*Work required*. Reproduce exactly the lines below, from the first one through the line containing "plt.rcParams['font.family'] = ['Liberation", and omit any pictures.

*Material*.
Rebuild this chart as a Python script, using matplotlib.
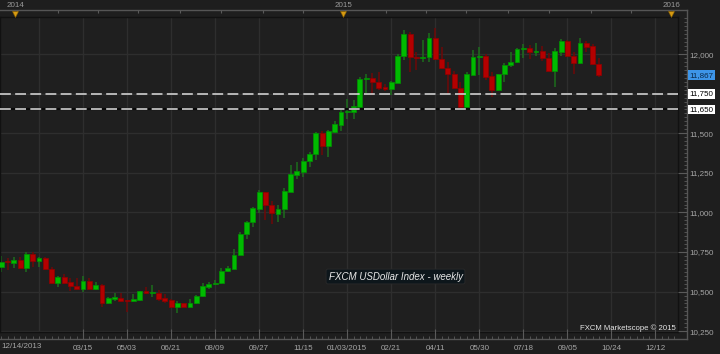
import matplotlib
matplotlib.use('Agg')
import matplotlib.pyplot as plt
import matplotlib.dates as mdates
import matplotlib.transforms as mtransforms
from matplotlib.ticker import FixedLocator, MultipleLocator, NullFormatter
import numpy as np
import pandas as pd

plt.rcParams['font.family'] = ['Liberation Sans', 'DejaVu Sans']

# ---------------- data ----------------
first_week = '2013-12-14'
opens = [10658, 10689, 10683, 10700, 10651, 10738, 10693, 10711, 10643, 10552,
         10590, 10559, 10535, 10514, 10569, 10518, 10541, 10426, 10453, 10462,
         10447, 10439, 10447, 10502, 10490, 10491, 10460, 10447, 10405, 10426,
         10405, 10426, 10472, 10531, 10546, 10552, 10630, 10645, 10731, 10862,
         10941, 11022, 11127, 11047, 10990, 11020, 11131, 11238, 11255, 11325,
         11369, 11500, 11419, 11510, 11552, 11632, 11636, 11667, 11840, 11847,
         11825, 11794, 11777, 11819, 11987, 12126, 11983, 11977, 11979, 12103,
         11969, 11910, 11872, 11787, 11667, 11868, 11981, 11987, 11861, 11773,
         11872, 11931, 11948, 12030, 12038, 12015, 12019, 11973, 11895, 12015,
         12084, 11987, 11941, 12068, 12051, 11935]
highs = [10725, 10711, 10717, 10721, 10752, 10752, 10721, 10721, 10654, 10601,
         10611, 10584, 10584, 10599, 10584, 10562, 10545, 10468, 10493, 10493,
         10449, 10483, 10504, 10531, 10541, 10510, 10485, 10451, 10443, 10430,
         10453, 10479, 10552, 10562, 10573, 10647, 10662, 10767, 10878, 10948,
         11036, 11142, 11131, 11074, 11047, 11152, 11299, 11320, 11342, 11383,
         11506, 11516, 11520, 11579, 11651, 11714, 11710, 11857, 11872, 11878,
         11885, 11809, 11830, 11998, 12152, 12141, 12011, 12088, 12131, 12166,
         12046, 11948, 11893, 11825, 11888, 12025, 12046, 12000, 11888, 11876,
         11941, 12015, 12040, 12061, 12057, 12068, 12052, 12004, 12036, 12095,
         12088, 12015, 12103, 12082, 12061, 11973]
lows = [10626, 10637, 10651, 10641, 10626, 10658, 10654, 10637, 10548, 10527,
        10549, 10506, 10510, 10499, 10510, 10510, 10405, 10422, 10443, 10436,
        10373, 10433, 10439, 10485, 10468, 10443, 10426, 10401, 10367, 10401,
        10401, 10422, 10464, 10514, 10541, 10550, 10626, 10643, 10729, 10830,
        10906, 10998, 10952, 10925, 10941, 10967, 11129, 11209, 11222, 11285,
        11331, 11363, 11348, 11503, 11516, 11588, 11588, 11665, 11752, 11741,
        11773, 11766, 11741, 11815, 11962, 11888, 11899, 11951, 11951, 11965,
        11908, 11746, 11785, 11665, 11665, 11866, 11868, 11836, 11731, 11766,
        11825, 11920, 11941, 11977, 11969, 11989, 11956, 11893, 11794, 11989,
        11987, 11872, 11939, 12015, 11933, 11857]
closes = [10689, 10685, 10700, 10651, 10738, 10693, 10711, 10643, 10552, 10590,
          10556, 10537, 10514, 10569, 10518, 10541, 10426, 10462, 10464, 10443,
          10439, 10453, 10502, 10490, 10493, 10453, 10441, 10405, 10426, 10405,
          10430, 10472, 10535, 10546, 10556, 10632, 10647, 10731, 10864, 10941,
          11026, 11127, 11047, 10994, 11022, 11135, 11243, 11261, 11326, 11369,
          11500, 11421, 11514, 11556, 11634, 11640, 11672, 11840, 11850, 11825,
          11787, 11777, 11821, 11987, 12126, 11983, 11977, 11983, 12103, 11967,
          11910, 11872, 11787, 11667, 11872, 11983, 11987, 11857, 11773, 11874,
          11931, 11951, 12032, 12038, 12013, 12021, 11973, 11895, 12019, 12084,
          11989, 11941, 12068, 12046, 11935, 11867]

dashed_levels = [11750, 11650]
last_price = 11867
y_tick_values = [10250, 10500, 10750, 11000, 11250, 11500, 12000]
first_grid_date = '2014-01-25'
last_grid_date = '2015-12-12'
full_year_label_date = '2015-01-03'
year_dates = ['2014-01-01', '2015-01-01', '2016-01-01']
year_labels = ['2014', '2015', '2016']
top_tick_dates = ['2014-01-01', '2014-02-15', '2014-04-01', '2014-05-15', '2014-07-01',
                  '2014-08-15', '2014-10-01', '2014-11-15', '2015-01-01', '2015-02-15',
                  '2015-04-01', '2015-05-15', '2015-07-01', '2015-08-15', '2015-10-01',
                  '2015-11-15', '2016-01-01']
chart_title = 'FXCM USDollar Index - weekly'
credit_text = 'FXCM Marketscope \u00a9 2015'

# ---------------- layout ----------------
W, H = 720, 354
BG = '#1e1e1e'
PLOT_BG = '#1f1f1f'
GRID = '#2e2e2e'
FRAME = '#555555'
LABEL = '#a6a6a6'
TICK = '#5a5a5a'
UP_BODY, UP_EDGE, UP_WICK = '#00ba00', '#009400', '#1c6e1c'
DN_BODY, DN_EDGE, DN_WICK = '#b40000', '#920000', '#6e0808'


def fr(x0, y0, x1, y1):
    """pixel box (top-left origin) -> figure fraction rect"""
    return [x0 / W, 1 - y1 / H, (x1 - x0) / W, (y1 - y0) / H]


fig = plt.figure(figsize=(W / 100, H / 100), dpi=100, facecolor=BG)

PX0, PX1, PY0, PY1 = 0, 678, 17, 332

ax = fig.add_axes(fr(PX0, PY0, PX1, PY1))
ax.set_facecolor(PLOT_BG)

dates = pd.date_range(first_week, periods=len(opens), freq='7D')
xd = mdates.date2num(dates)
start = xd[0]
XL = (start - 1.45, start + 753.1)
YL = (10245, 12234)
ax.set_xlim(*XL)
ax.set_ylim(*YL)

# grid
grid_dates = pd.date_range(first_grid_date, last_grid_date, freq='49D')
grid_x = mdates.date2num(grid_dates)
for gx in grid_x:
    ax.axvline(gx, color=GRID, lw=1.0, zorder=0)
for gy in np.arange(10250, 12001, 250):
    ax.axhline(gy, color=GRID, lw=1.0, zorder=0)

o = np.array(opens, float)
h = np.array(highs, float)
l = np.array(lows, float)
c = np.array(closes, float)
up = c >= o
body_lo = np.minimum(o, c)
body_h = np.maximum(np.abs(c - o), 5.5)

ax.vlines(xd[up], l[up], h[up], color=UP_WICK, lw=1.1, zorder=2)
ax.vlines(xd[~up], l[~up], h[~up], color=DN_WICK, lw=1.1, zorder=2)
ax.bar(xd[up], body_h[up], bottom=body_lo[up], width=5.4, color=UP_BODY,
       edgecolor=UP_EDGE, lw=0.5, zorder=3)
ax.bar(xd[~up], body_h[~up], bottom=body_lo[~up], width=5.4, color=DN_BODY,
       edgecolor=DN_EDGE, lw=0.5, zorder=3)

# dashed support lines
ax.axhline(dashed_levels[1], color='#080808', lw=1.6, zorder=4)
for lv in dashed_levels:
    ax.axhline(lv, color='#cfcfcf', lw=1.2, ls=(0, (6.5, 2.6)), zorder=5)

ax.set_xticks([])
ax.set_yticks([])
for s in ax.spines.values():
    s.set_color('#111111')
    s.set_linewidth(1.0)

# frame lines (top ruler line, right ruler line, bottom ruler line)
axf = fig.add_axes(fr(0, 10, 687, 339), zorder=-1)
axf.set_facecolor('none')
axf.set_xticks([]); axf.set_yticks([])
axf.spines['left'].set_visible(False)
for k in ('top', 'right', 'bottom'):
    axf.spines[k].set_color(FRAME)
    axf.spines[k].set_linewidth(1.0)

# bottom ruler
axb = fig.add_axes(fr(PX0, PY1, PX1, 339))
axb.set_facecolor('none')
axb.set_xlim(*XL)
axb.set_ylim(0, 1)
axb.set_yticks([])
for s in axb.spines.values():
    s.set_visible(False)
label_dates = grid_dates[1:]
labels = [d.strftime('%m/%d/%Y') if d == pd.Timestamp(full_year_label_date)
          else d.strftime('%m/%d') for d in label_dates]
axb.xaxis.set_major_locator(FixedLocator(mdates.date2num(label_dates)))
axb.xaxis.set_minor_locator(FixedLocator(xd[0] + 7 * np.arange(0, 110)))
axb.set_xticklabels(labels)
axb.tick_params(axis='x', which='major', direction='in', length=7, width=0.8,
                color=TICK, labelsize=5.8, labelcolor=LABEL, pad=4)
axb.tick_params(axis='x', which='minor', direction='in', length=2.2, width=0.6,
                color=TICK)
# first-bar date label at left edge
fig.text(1 / W, 1 - 347 / H, dates[0].strftime('%m/%d/%Y'), ha='left', va='center',
         fontsize=5.8, color=LABEL)

# right ruler
axr = fig.add_axes(fr(PX1, PY0, 687, PY1))
axr.set_facecolor('none')
axr.set_ylim(*YL)
axr.set_xticks([])
for s in axr.spines.values():
    s.set_visible(False)
axr.yaxis.tick_right()
axr.yaxis.set_major_locator(FixedLocator(y_tick_values))
axr.yaxis.set_minor_locator(MultipleLocator(25))
axr.set_yticklabels([f'{v:,}' for v in y_tick_values])
axr.tick_params(axis='y', which='major', direction='in', length=6.5, width=0.8,
                color=TICK, labelsize=5.8, labelcolor=LABEL, pad=2)
axr.tick_params(axis='y', which='minor', direction='in', length=2, width=0.6,
                color=TICK)

# price tags on the right
tr = mtransforms.blended_transform_factory(fig.transFigure, ax.transData)
tag_x = 689.5 / W
ax.text(tag_x, last_price, f'{last_price:,}', transform=tr, ha='left', va='center',
        fontsize=5.8, color='#0b2a4a', clip_on=False, zorder=10,
        bbox=dict(boxstyle='square,pad=0.18', fc='#3d95e8', ec='none'))
for lv in dashed_levels:
    ax.text(tag_x, lv, f'{lv:,}', transform=tr, ha='left', va='center',
            fontsize=5.8, color='#000000', clip_on=False, zorder=10,
            bbox=dict(boxstyle='square,pad=0.18', fc='#ffffff', ec='none'))

# top ruler
axt = fig.add_axes(fr(PX0, 10, 687, PY0))
axt.set_facecolor('none')
XLT = (XL[0], XL[1] + 9 * 7 / 6.29)
axt.set_xlim(*XLT)
axt.set_ylim(0, 1)
axt.set_yticks([])
for s in axt.spines.values():
    s.set_visible(False)
axt.xaxis.tick_top()
axt.xaxis.set_major_locator(FixedLocator(mdates.date2num(pd.to_datetime(top_tick_dates))))
axt.xaxis.set_major_formatter(NullFormatter())
axt.tick_params(axis='x', which='major', direction='in', length=2.5, width=0.8,
                color=TICK)
yx = mdates.date2num(pd.to_datetime(year_dates)) - 2.5
axt.plot(yx, [0.45] * len(yx), ls='none', marker='v', ms=4.2,
         mfc='#d69a12', mec='#8a6000', mew=0.4, clip_on=False, zorder=5)
ttr = mtransforms.blended_transform_factory(axt.transData, axt.transAxes)
for xx, lab in zip(yx, year_labels):
    axt.text(xx, 1.15, lab, transform=ttr, ha='center', va='bottom',
             fontsize=5.8, color='#9a9a9a', clip_on=False)

# watermark title
fig.text(395.5 / W, 1 - 276.5 / H, chart_title, ha='center', va='center',
         fontsize=7, style='italic', color='#e8e8e8',
         bbox=dict(boxstyle='round,pad=0.25,rounding_size=0.2', fc='#0d161b',
                   ec='#2a2a2a', lw=0.6))

# credit
fig.text(676 / W, 1 - 328 / H, credit_text, ha='right', va='center',
         fontsize=5.6, color='#e6e6e6')

fig.savefig('out.png', dpi=100, facecolor=BG)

*Output below*.
Rebuild this chart as a Python script, using matplotlib.
import matplotlib
matplotlib.use('Agg')
import matplotlib.pyplot as plt
import matplotlib.dates as mdates
import matplotlib.transforms as mtransforms
from matplotlib.ticker import FixedLocator, MultipleLocator, NullFormatter
import numpy as np
import pandas as pd

plt.rcParams['font.family'] = ['Liberation Sans', 'DejaVu Sans']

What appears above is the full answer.